Laporan kantor ombudsman Peru ketika pengunjuk rasa dilaporkan mencoba menyerbu bandara, setidaknya satu orang pengunjuk rasa tewas dan sekitar 10 lainnya cedera dalam bentrokan dengan polisi di kota selatan Arequipa.
Kemarahan atas meningkatnya jumlah kematian telah memicu meningkatnya protes, hal itu dimulai pada awal Desember lalu untuk mendukung mantan presiden Pedro Castillo yang digulingkan.
Namun hal tersebut mulai bergeser secara besar-besaran untuk menuntut pengunduran diri Boluarte, penutupan Kongres dan pemilihan baru. Boluarte adalah wakil presiden Castillo dan menggantikannya setelah dia berusaha menutup Kongres dan memerintah dengan keputusan pada 7 Desember 2022.

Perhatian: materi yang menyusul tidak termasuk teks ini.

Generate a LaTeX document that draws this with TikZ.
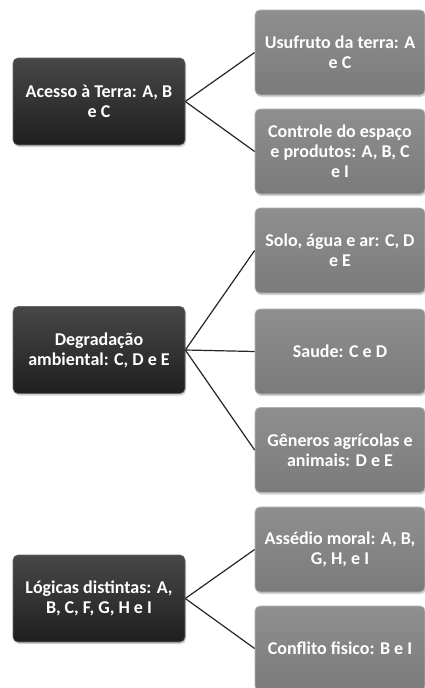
\documentclass[tikz,border=0pt]{standalone}
\usepackage{fontspec}
\setmainfont{Carlito}
\usetikzlibrary{shadows}
\begin{document}
\begin{tikzpicture}[x=1pt,y=1pt,
  base/.style={rectangle, rounded corners=5pt, inner sep=0pt, align=center, text=white,
    font=\fontsize{18}{20}\selectfont\bfseries,
    drop shadow={shadow xshift=1pt, shadow yshift=-2pt, opacity=0.35}},
  mainbox/.style={base, top color=black!72, bottom color=black!88, draw=black!60, line width=0.6pt,
    minimum width=172pt, minimum height=87pt},
  subbox/.style={base, top color=black!44, bottom color=black!52, draw=black!30, line width=0.8pt,
    minimum width=170pt, minimum height=85pt},
  link/.style={draw=black!85, line width=1.2pt}]
\useasboundingbox (0,0) rectangle (425,-688);
\fill[white] (0,0) rectangle (425,-688);
% main boxes
\node[mainbox] (m1) at (99,-101.5) {Acesso à Terra: A, B\\e C};
\node[mainbox] (m2) at (99,-350) {Degradação\\ambiental: C, D e E};
\node[mainbox] (m3) at (99,-598.5) {Lógicas distintas: A,\\B, C, F, G, H e I};
% sub boxes
\node[subbox] (s1) at (340,-52.5) {Usufruto da terra: A\\e C};
\node[subbox] (s2) at (340,-151.5) {Controle do espaço\\e produtos: A, B, C\\e I};
\node[subbox] (s3) at (340,-250.5) {Solo, água e ar: C, D\\e E};
\node[subbox] (s4) at (340,-351.5) {Saude: C e D};
\node[subbox] (s5) at (340,-450) {Gêneros agrícolas e\\animais: D e E};
\node[subbox] (s6) at (340,-549.5) {Assédio moral: A, B,\\G, H, e I};
\node[subbox] (s7) at (340,-648.5) {Conflito fisico: B e I};
% links
\draw[link] (m1.east) -- (s1.west);
\draw[link] (m1.east) -- (s2.west);
\draw[link] (m2.east) -- (s3.west);
\draw[link] (m2.east) -- (s4.west);
\draw[link] (m2.east) -- (s5.west);
\draw[link] (m3.east) -- (s6.west);
\draw[link] (m3.east) -- (s7.west);
\end{tikzpicture}
\end{document}
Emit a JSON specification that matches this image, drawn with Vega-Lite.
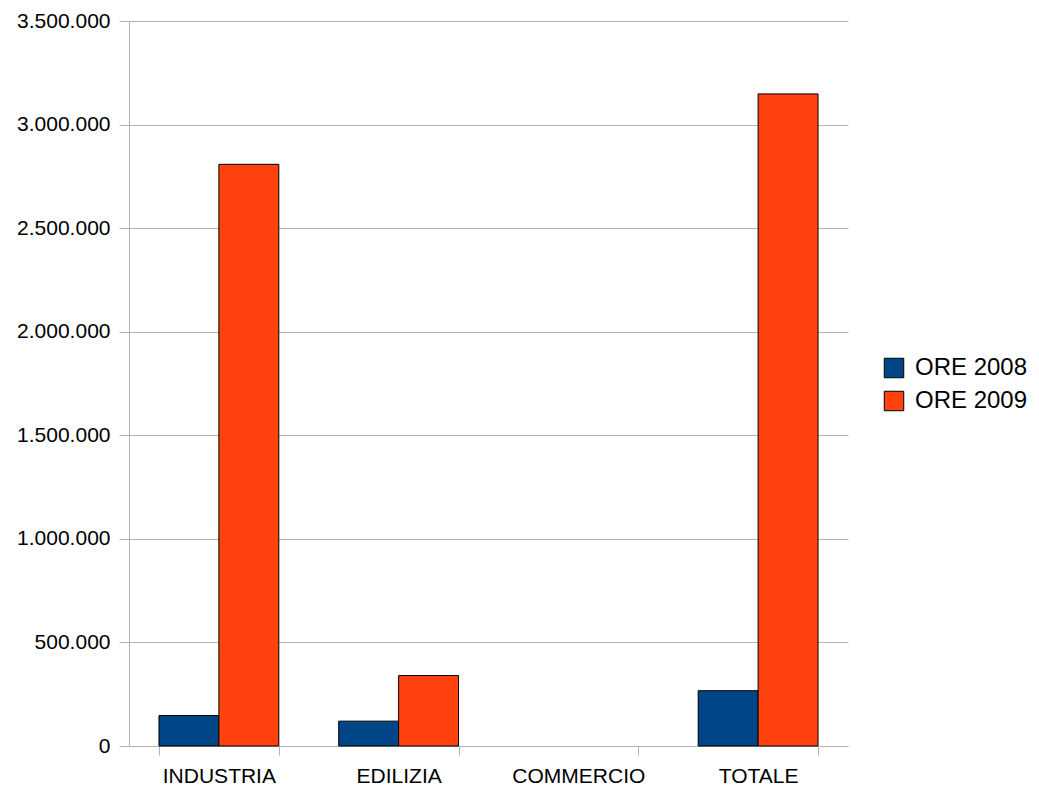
{
  "$schema": "https://vega.github.io/schema/vega-lite/v6.json",
  "autosize": {"type": "none"},
  "padding": {"left": 129, "top": 21, "right": 191, "bottom": 43},
  "width": 719,
  "height": 725,
  "background": "white",
  "config": {
    "font": "Liberation Sans",
    "view": {"stroke": null},
    "locale": {"number": {"decimal": ",", "thousands": ".", "grouping": [3], "currency": ["€", ""]}}
  },
  "data": {
    "values": [
      {"settore": "INDUSTRIA", "serie": "ORE 2008", "ore": 147000},
      {"settore": "INDUSTRIA", "serie": "ORE 2009", "ore": 2808000},
      {"settore": "EDILIZIA", "serie": "ORE 2008", "ore": 120000},
      {"settore": "EDILIZIA", "serie": "ORE 2009", "ore": 340000},
      {"settore": "COMMERCIO", "serie": "ORE 2008", "ore": 0},
      {"settore": "COMMERCIO", "serie": "ORE 2009", "ore": 0},
      {"settore": "TOTALE", "serie": "ORE 2008", "ore": 267000},
      {"settore": "TOTALE", "serie": "ORE 2009", "ore": 3148000}
    ]
  },
  "mark": {"type": "bar", "stroke": "#000000"},
  "encoding": {
    "x": {
      "field": "settore", "type": "nominal",
      "sort": ["INDUSTRIA", "EDILIZIA", "COMMERCIO", "TOTALE"],
      "scale": {"paddingInner": 0.3333, "paddingOuter": 0.1667},
      "axis": {
        "title": null, "labelAngle": 0, "labelFontSize": 21, "labelColor": "#000000",
        "labelPadding": 10, "tickBand": "extent", "tickSize": 9, "tickColor": "#b3b3b3",
        "domainColor": "#b3b3b3", "grid": false
      }
    },
    "xOffset": {"field": "serie", "type": "nominal"},
    "y": {
      "field": "ore", "type": "quantitative",
      "scale": {"domain": [0, 3500000], "nice": false},
      "axis": {
        "title": null, "values": [0, 500000, 1000000, 1500000, 2000000, 2500000, 3000000, 3500000],
        "format": ",d", "labelFontSize": 21, "labelColor": "#000000", "labelPadding": 9,
        "tickSize": 10, "tickColor": "#b3b3b3", "domainColor": "#b3b3b3",
        "gridColor": "#b3b3b3", "grid": true
      }
    },
    "strokeWidth": {"condition": {"test": "datum.ore === 0", "value": 0}, "value": 1},
    "color": {
      "field": "serie", "type": "nominal",
      "scale": {"domain": ["ORE 2008", "ORE 2009"], "range": ["#004586", "#ff420e"]},
      "legend": {
        "title": null, "orient": "none", "legendX": 753, "legendY": 335,
        "symbolType": "square", "symbolSize": 380, "symbolStrokeColor": "#000000",
        "symbolStrokeWidth": 1, "labelFontSize": 24, "labelColor": "#000000",
        "rowPadding": 9, "labelOffset": 9
      }
    }
  }
}
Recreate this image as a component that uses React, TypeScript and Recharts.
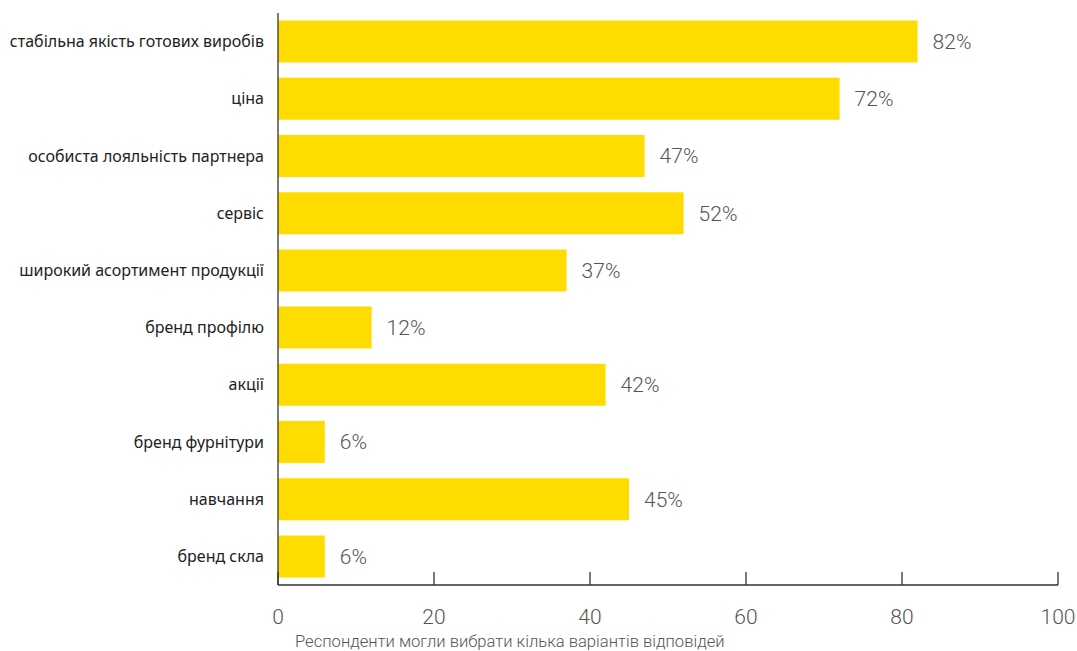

Baca juga: Rangkuman Krisis Sri Lanka: Dari Inflasi Hingga Presiden Mengundurkan Diri
Massa Tolak Boluarte
Sebelumnya, ribuan orang berbaris di sekitar alun-alun San Martín di Lima, mereka memegang spanduk bertuliskan “Dina, pembunuh, orang-orang menolakmu”. Organisasi keamanan petani yang dikenal sebagai ronderos membawa cambuk tradisional dan wanita pribumi mengenakan rok tradisional berwarna-warni.
“Kami menginginkan keadilan, kami tidak ingin kematian kami dilupakan, Kami ingin perampas itu keluar, dia tidak mewakili kami,” kata Zulema Chacón kepada Guardian.
Presiden perempuan pertama Peru Boluarte pada pekan lalu menegaskan dia tidak akan mengundurkan diri. Ia lalu bertemu dengan perwakilan dari Kantor Komisaris Tinggi PBB untuk Hak Asasi Manusia.
Duta besar AS dan Inggris untuk Peru menyambut baik pertemuan tersebut, dan mengeluarkan pernyataan pada hari Kamis (13/1/2023) menyerukan masa untuk tenang dan mendesak pemerintah untuk berdialog.